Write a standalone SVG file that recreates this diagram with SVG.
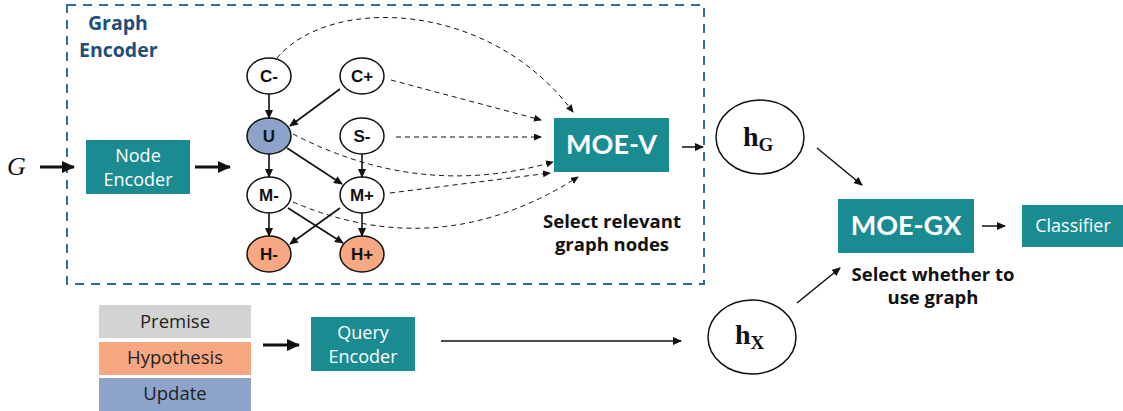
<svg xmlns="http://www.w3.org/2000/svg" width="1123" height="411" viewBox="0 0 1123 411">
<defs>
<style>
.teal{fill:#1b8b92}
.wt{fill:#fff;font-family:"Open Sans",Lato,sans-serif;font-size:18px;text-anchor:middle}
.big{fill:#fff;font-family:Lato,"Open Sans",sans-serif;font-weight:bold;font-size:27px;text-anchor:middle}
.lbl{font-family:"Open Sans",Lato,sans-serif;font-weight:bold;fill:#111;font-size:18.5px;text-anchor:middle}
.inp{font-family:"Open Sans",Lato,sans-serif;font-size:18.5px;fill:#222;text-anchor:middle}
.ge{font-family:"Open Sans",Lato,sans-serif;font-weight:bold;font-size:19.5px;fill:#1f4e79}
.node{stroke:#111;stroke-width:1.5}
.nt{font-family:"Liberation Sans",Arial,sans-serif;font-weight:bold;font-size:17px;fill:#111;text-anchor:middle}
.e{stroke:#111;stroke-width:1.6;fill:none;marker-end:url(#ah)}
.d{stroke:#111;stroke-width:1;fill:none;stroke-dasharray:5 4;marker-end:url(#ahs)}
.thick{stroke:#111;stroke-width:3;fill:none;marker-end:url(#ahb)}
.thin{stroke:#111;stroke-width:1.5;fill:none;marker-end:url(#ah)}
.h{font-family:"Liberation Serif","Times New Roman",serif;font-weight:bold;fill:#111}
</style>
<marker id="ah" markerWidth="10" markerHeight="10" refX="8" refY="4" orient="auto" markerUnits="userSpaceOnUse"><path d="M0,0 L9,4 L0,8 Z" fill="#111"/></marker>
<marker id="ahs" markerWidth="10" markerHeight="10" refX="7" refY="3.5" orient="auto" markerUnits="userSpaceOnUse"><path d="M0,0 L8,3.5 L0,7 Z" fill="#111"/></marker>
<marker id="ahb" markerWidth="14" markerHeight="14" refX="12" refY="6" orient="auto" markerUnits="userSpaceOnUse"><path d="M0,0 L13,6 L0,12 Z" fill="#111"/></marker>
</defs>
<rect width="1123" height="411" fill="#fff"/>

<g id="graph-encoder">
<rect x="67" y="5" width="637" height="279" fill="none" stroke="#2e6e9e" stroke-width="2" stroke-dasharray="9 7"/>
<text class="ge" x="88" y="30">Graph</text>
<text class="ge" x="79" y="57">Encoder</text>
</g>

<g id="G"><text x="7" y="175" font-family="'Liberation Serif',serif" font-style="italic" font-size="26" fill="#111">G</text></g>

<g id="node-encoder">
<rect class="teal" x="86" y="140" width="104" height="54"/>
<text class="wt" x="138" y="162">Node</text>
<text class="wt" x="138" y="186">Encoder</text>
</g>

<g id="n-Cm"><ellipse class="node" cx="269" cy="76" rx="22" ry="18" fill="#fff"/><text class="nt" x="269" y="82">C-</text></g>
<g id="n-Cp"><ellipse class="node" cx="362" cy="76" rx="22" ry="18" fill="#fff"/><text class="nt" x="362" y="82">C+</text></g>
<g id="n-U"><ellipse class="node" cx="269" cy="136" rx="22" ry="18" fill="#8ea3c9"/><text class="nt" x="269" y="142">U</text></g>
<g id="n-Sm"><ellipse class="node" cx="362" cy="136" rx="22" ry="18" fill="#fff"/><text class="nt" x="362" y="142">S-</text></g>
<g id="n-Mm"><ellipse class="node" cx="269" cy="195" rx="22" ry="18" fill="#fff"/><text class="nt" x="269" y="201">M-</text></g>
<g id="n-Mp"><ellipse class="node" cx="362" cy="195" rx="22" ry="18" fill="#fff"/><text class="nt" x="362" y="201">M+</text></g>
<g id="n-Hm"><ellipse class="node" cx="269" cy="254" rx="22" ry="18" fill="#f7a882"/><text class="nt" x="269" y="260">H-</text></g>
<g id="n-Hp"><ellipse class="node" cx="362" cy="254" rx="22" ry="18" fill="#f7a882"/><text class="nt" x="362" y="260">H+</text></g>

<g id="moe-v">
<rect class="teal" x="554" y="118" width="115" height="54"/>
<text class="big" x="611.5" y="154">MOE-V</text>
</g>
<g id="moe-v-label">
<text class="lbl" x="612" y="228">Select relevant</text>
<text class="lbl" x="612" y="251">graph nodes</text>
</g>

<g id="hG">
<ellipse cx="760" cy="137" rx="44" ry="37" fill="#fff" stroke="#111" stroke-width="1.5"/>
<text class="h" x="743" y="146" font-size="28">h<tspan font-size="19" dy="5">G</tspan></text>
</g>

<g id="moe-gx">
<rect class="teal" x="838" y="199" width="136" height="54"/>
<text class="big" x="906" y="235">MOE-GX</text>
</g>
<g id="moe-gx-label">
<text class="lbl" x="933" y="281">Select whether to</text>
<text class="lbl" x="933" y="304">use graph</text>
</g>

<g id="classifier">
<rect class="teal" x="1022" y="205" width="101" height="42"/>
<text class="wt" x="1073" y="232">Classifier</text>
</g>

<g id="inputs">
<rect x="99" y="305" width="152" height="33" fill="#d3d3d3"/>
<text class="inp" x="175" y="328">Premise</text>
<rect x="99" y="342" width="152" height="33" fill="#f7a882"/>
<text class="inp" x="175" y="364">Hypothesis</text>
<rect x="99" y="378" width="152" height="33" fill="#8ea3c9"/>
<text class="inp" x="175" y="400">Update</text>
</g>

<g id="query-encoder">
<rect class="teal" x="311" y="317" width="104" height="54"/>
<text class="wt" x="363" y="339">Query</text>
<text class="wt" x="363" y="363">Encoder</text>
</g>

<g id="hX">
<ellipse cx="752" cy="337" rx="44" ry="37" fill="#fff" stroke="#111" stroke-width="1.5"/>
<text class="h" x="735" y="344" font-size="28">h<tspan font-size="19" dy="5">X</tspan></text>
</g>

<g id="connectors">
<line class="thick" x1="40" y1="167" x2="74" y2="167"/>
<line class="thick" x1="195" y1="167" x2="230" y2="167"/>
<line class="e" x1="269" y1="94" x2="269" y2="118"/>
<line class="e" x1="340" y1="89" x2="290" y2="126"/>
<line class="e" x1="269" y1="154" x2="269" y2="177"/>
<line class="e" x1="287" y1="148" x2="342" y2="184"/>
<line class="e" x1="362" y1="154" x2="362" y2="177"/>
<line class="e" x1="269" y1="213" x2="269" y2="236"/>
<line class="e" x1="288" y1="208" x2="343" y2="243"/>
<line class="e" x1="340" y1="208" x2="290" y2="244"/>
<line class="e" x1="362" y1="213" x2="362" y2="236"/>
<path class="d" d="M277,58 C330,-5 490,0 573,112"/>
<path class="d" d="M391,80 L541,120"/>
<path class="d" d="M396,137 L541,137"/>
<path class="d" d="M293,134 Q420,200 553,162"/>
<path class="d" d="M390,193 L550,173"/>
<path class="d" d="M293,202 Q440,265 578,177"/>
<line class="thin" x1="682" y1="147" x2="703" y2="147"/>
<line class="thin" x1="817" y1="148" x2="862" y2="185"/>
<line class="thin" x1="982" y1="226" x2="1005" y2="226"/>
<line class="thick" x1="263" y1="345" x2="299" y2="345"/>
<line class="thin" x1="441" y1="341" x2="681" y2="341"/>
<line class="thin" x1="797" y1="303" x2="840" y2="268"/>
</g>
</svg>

------------

**SHORT EXERCISE**
In the copy, include no pictures; restate the listing above exactly.

**REPLY**
Write a standalone SVG file that recreates this diagram with SVG.
<svg xmlns="http://www.w3.org/2000/svg" width="1123" height="411" viewBox="0 0 1123 411">
<defs>
<style>
.teal{fill:#1b8b92}
.wt{fill:#fff;font-family:"Open Sans",Lato,sans-serif;font-size:18px;text-anchor:middle}
.big{fill:#fff;font-family:Lato,"Open Sans",sans-serif;font-weight:bold;font-size:27px;text-anchor:middle}
.lbl{font-family:"Open Sans",Lato,sans-serif;font-weight:bold;fill:#111;font-size:18.5px;text-anchor:middle}
.inp{font-family:"Open Sans",Lato,sans-serif;font-size:18.5px;fill:#222;text-anchor:middle}
.ge{font-family:"Open Sans",Lato,sans-serif;font-weight:bold;font-size:19.5px;fill:#1f4e79}
.node{stroke:#111;stroke-width:1.5}
.nt{font-family:"Liberation Sans",Arial,sans-serif;font-weight:bold;font-size:17px;fill:#111;text-anchor:middle}
.e{stroke:#111;stroke-width:1.6;fill:none;marker-end:url(#ah)}
.d{stroke:#111;stroke-width:1;fill:none;stroke-dasharray:5 4;marker-end:url(#ahs)}
.thick{stroke:#111;stroke-width:3;fill:none;marker-end:url(#ahb)}
.thin{stroke:#111;stroke-width:1.5;fill:none;marker-end:url(#ah)}
.h{font-family:"Liberation Serif","Times New Roman",serif;font-weight:bold;fill:#111}
</style>
<marker id="ah" markerWidth="10" markerHeight="10" refX="8" refY="4" orient="auto" markerUnits="userSpaceOnUse"><path d="M0,0 L9,4 L0,8 Z" fill="#111"/></marker>
<marker id="ahs" markerWidth="10" markerHeight="10" refX="7" refY="3.5" orient="auto" markerUnits="userSpaceOnUse"><path d="M0,0 L8,3.5 L0,7 Z" fill="#111"/></marker>
<marker id="ahb" markerWidth="14" markerHeight="14" refX="12" refY="6" orient="auto" markerUnits="userSpaceOnUse"><path d="M0,0 L13,6 L0,12 Z" fill="#111"/></marker>
</defs>
<rect width="1123" height="411" fill="#fff"/>

<g id="graph-encoder">
<rect x="67" y="5" width="637" height="279" fill="none" stroke="#2e6e9e" stroke-width="2" stroke-dasharray="9 7"/>
<text class="ge" x="88" y="30">Graph</text>
<text class="ge" x="79" y="57">Encoder</text>
</g>

<g id="G"><text x="7" y="175" font-family="'Liberation Serif',serif" font-style="italic" font-size="26" fill="#111">G</text></g>

<g id="node-encoder">
<rect class="teal" x="86" y="140" width="104" height="54"/>
<text class="wt" x="138" y="162">Node</text>
<text class="wt" x="138" y="186">Encoder</text>
</g>

<g id="n-Cm"><ellipse class="node" cx="269" cy="76" rx="22" ry="18" fill="#fff"/><text class="nt" x="269" y="82">C-</text></g>
<g id="n-Cp"><ellipse class="node" cx="362" cy="76" rx="22" ry="18" fill="#fff"/><text class="nt" x="362" y="82">C+</text></g>
<g id="n-U"><ellipse class="node" cx="269" cy="136" rx="22" ry="18" fill="#8ea3c9"/><text class="nt" x="269" y="142">U</text></g>
<g id="n-Sm"><ellipse class="node" cx="362" cy="136" rx="22" ry="18" fill="#fff"/><text class="nt" x="362" y="142">S-</text></g>
<g id="n-Mm"><ellipse class="node" cx="269" cy="195" rx="22" ry="18" fill="#fff"/><text class="nt" x="269" y="201">M-</text></g>
<g id="n-Mp"><ellipse class="node" cx="362" cy="195" rx="22" ry="18" fill="#fff"/><text class="nt" x="362" y="201">M+</text></g>
<g id="n-Hm"><ellipse class="node" cx="269" cy="254" rx="22" ry="18" fill="#f7a882"/><text class="nt" x="269" y="260">H-</text></g>
<g id="n-Hp"><ellipse class="node" cx="362" cy="254" rx="22" ry="18" fill="#f7a882"/><text class="nt" x="362" y="260">H+</text></g>

<g id="moe-v">
<rect class="teal" x="554" y="118" width="115" height="54"/>
<text class="big" x="611.5" y="154">MOE-V</text>
</g>
<g id="moe-v-label">
<text class="lbl" x="612" y="228">Select relevant</text>
<text class="lbl" x="612" y="251">graph nodes</text>
</g>

<g id="hG">
<ellipse cx="760" cy="137" rx="44" ry="37" fill="#fff" stroke="#111" stroke-width="1.5"/>
<text class="h" x="743" y="146" font-size="28">h<tspan font-size="19" dy="5">G</tspan></text>
</g>

<g id="moe-gx">
<rect class="teal" x="838" y="199" width="136" height="54"/>
<text class="big" x="906" y="235">MOE-GX</text>
</g>
<g id="moe-gx-label">
<text class="lbl" x="933" y="281">Select whether to</text>
<text class="lbl" x="933" y="304">use graph</text>
</g>

<g id="classifier">
<rect class="teal" x="1022" y="205" width="101" height="42"/>
<text class="wt" x="1073" y="232">Classifier</text>
</g>

<g id="inputs">
<rect x="99" y="305" width="152" height="33" fill="#d3d3d3"/>
<text class="inp" x="175" y="328">Premise</text>
<rect x="99" y="342" width="152" height="33" fill="#f7a882"/>
<text class="inp" x="175" y="364">Hypothesis</text>
<rect x="99" y="378" width="152" height="33" fill="#8ea3c9"/>
<text class="inp" x="175" y="400">Update</text>
</g>

<g id="query-encoder">
<rect class="teal" x="311" y="317" width="104" height="54"/>
<text class="wt" x="363" y="339">Query</text>
<text class="wt" x="363" y="363">Encoder</text>
</g>

<g id="hX">
<ellipse cx="752" cy="337" rx="44" ry="37" fill="#fff" stroke="#111" stroke-width="1.5"/>
<text class="h" x="735" y="344" font-size="28">h<tspan font-size="19" dy="5">X</tspan></text>
</g>

<g id="connectors">
<line class="thick" x1="40" y1="167" x2="74" y2="167"/>
<line class="thick" x1="195" y1="167" x2="230" y2="167"/>
<line class="e" x1="269" y1="94" x2="269" y2="118"/>
<line class="e" x1="340" y1="89" x2="290" y2="126"/>
<line class="e" x1="269" y1="154" x2="269" y2="177"/>
<line class="e" x1="287" y1="148" x2="342" y2="184"/>
<line class="e" x1="362" y1="154" x2="362" y2="177"/>
<line class="e" x1="269" y1="213" x2="269" y2="236"/>
<line class="e" x1="288" y1="208" x2="343" y2="243"/>
<line class="e" x1="340" y1="208" x2="290" y2="244"/>
<line class="e" x1="362" y1="213" x2="362" y2="236"/>
<path class="d" d="M277,58 C330,-5 490,0 573,112"/>
<path class="d" d="M391,80 L541,120"/>
<path class="d" d="M396,137 L541,137"/>
<path class="d" d="M293,134 Q420,200 553,162"/>
<path class="d" d="M390,193 L550,173"/>
<path class="d" d="M293,202 Q440,265 578,177"/>
<line class="thin" x1="682" y1="147" x2="703" y2="147"/>
<line class="thin" x1="817" y1="148" x2="862" y2="185"/>
<line class="thin" x1="982" y1="226" x2="1005" y2="226"/>
<line class="thick" x1="263" y1="345" x2="299" y2="345"/>
<line class="thin" x1="441" y1="341" x2="681" y2="341"/>
<line class="thin" x1="797" y1="303" x2="840" y2="268"/>
</g>
</svg>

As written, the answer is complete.